Медик удовлетворенно откинулась на пятки.
Сероглазый смотрел на нее молча, на окрашенные в лазурь руки и открытое лицо, будто не веря, что она действительно здесь. Чешуя на его смуглой щеке казалась мазками масляной краски.
– Действия командования в последние дни неожиданно обретают смысл, – вслух подумала Вита. Поморщилась, начиная понимать, в сколь мерзкую ситуацию она на самом деле ввязалась.
Легионер тряхнул головой, словно прогоняя наваждение.
– Полагаю, она – не единственный пациент, – Вита кивнула в сторону мирно спящей в объятьях друг друга пары. – Кто следующий?
– У нас два серьезных колотых ранения. Десяток более мелких ран, полученных, когда люди пытались срезать с себя чешую, – последовал четкий доклад. – Одно повреждение внутренних органов, два перелома, набор ушибов, удар по голове – нанесен брошенным камнем, череп не поврежден, пациент в сознании. Полсотни легких ожогов, полученных при очищении крепости. Но для начала я хочу, чтобы вы осмотрели тех, кто болен.
– Болен?
– Они, как и все, пошли на поправку. – Загорелая рука поднялась, коснулась перечеркивающей щеку темной полосы. – Но затем начался кашель, вновь поднялся жар.
Он кивнул в сторону, куда отошла пожилая женщина с чешуйками на запястьях. Представившаяся как Лия Ливия, она была прислужницей в крепостном госпитале, но после гибели старших медиков вынуждена была взять на себя обязанности врача.
– Да, – заледенела Вита. – Этих нужно посмотреть в первую очередь.
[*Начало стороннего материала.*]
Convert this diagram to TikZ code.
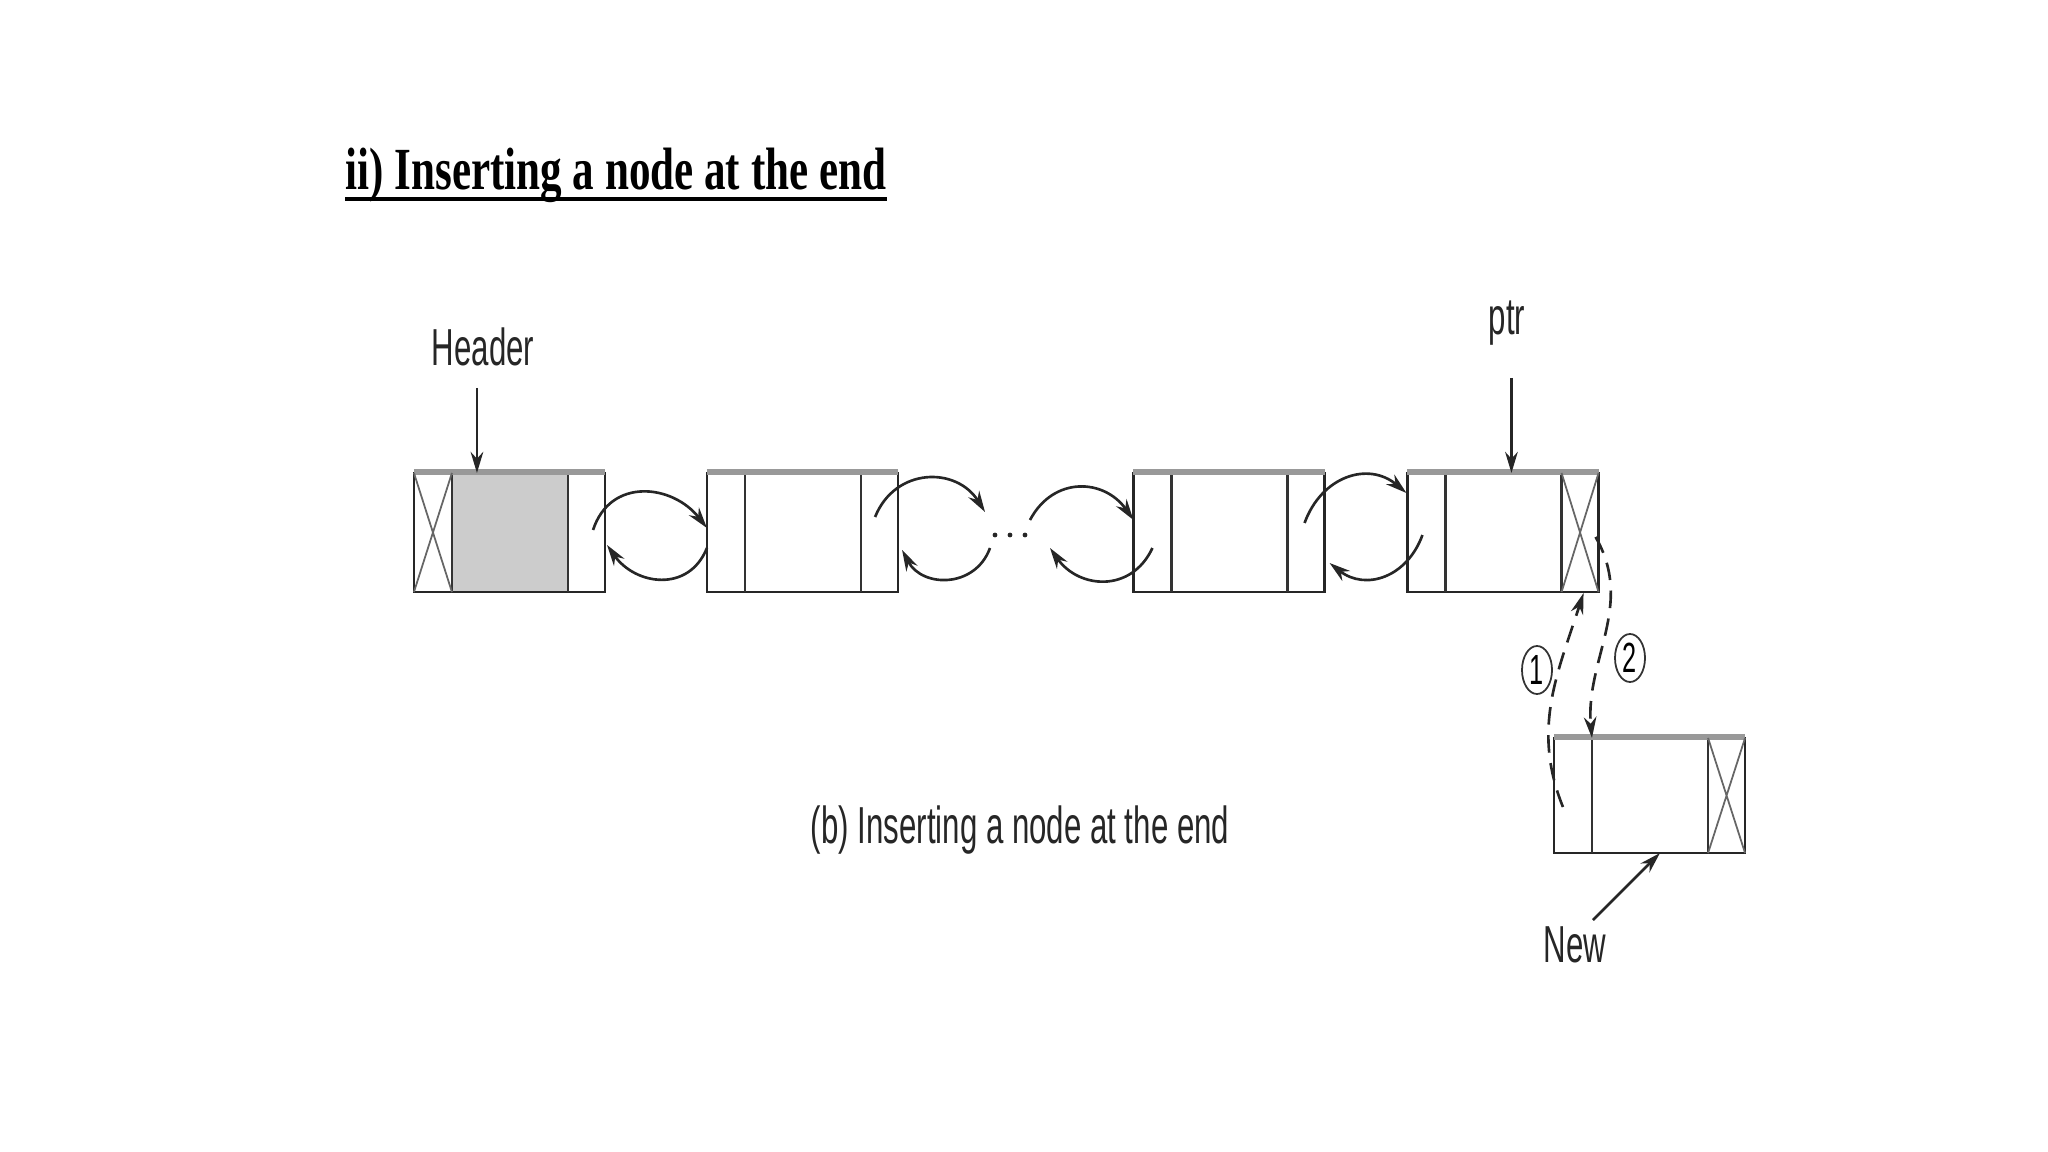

Поскольку на горизонте вновь возник призрак заразного заболевания, да еще с кашлем, медик надела маску. Поднялась на ноги, вешая на плечо короб. Поспешила перехватить корзину у потянувшегося к ней легионера.
– Это лучше не трогать.
Корзина согласно зашипела. Сероглазый с похвальным опасением покосился на мелко переплетенные прутья, что скрывали неведомых гадов.
– Она ваша. Со всем содержимым! – последовал спешный отказ от ядовитой ноши. – Я – Луций Метелл Баяр, несущий серебряного орла V Легиона.
Вита удивилась. Имя «Баяр», что можно было примерно перевести как «Радость», явно пришло из степи. Похоже, имперца так называли в кочующих мимо крепости племенах. Что было довольно необычно. Дать имя по их обычаю означало принять в род. Это не являлось формальным имперским усыновлением.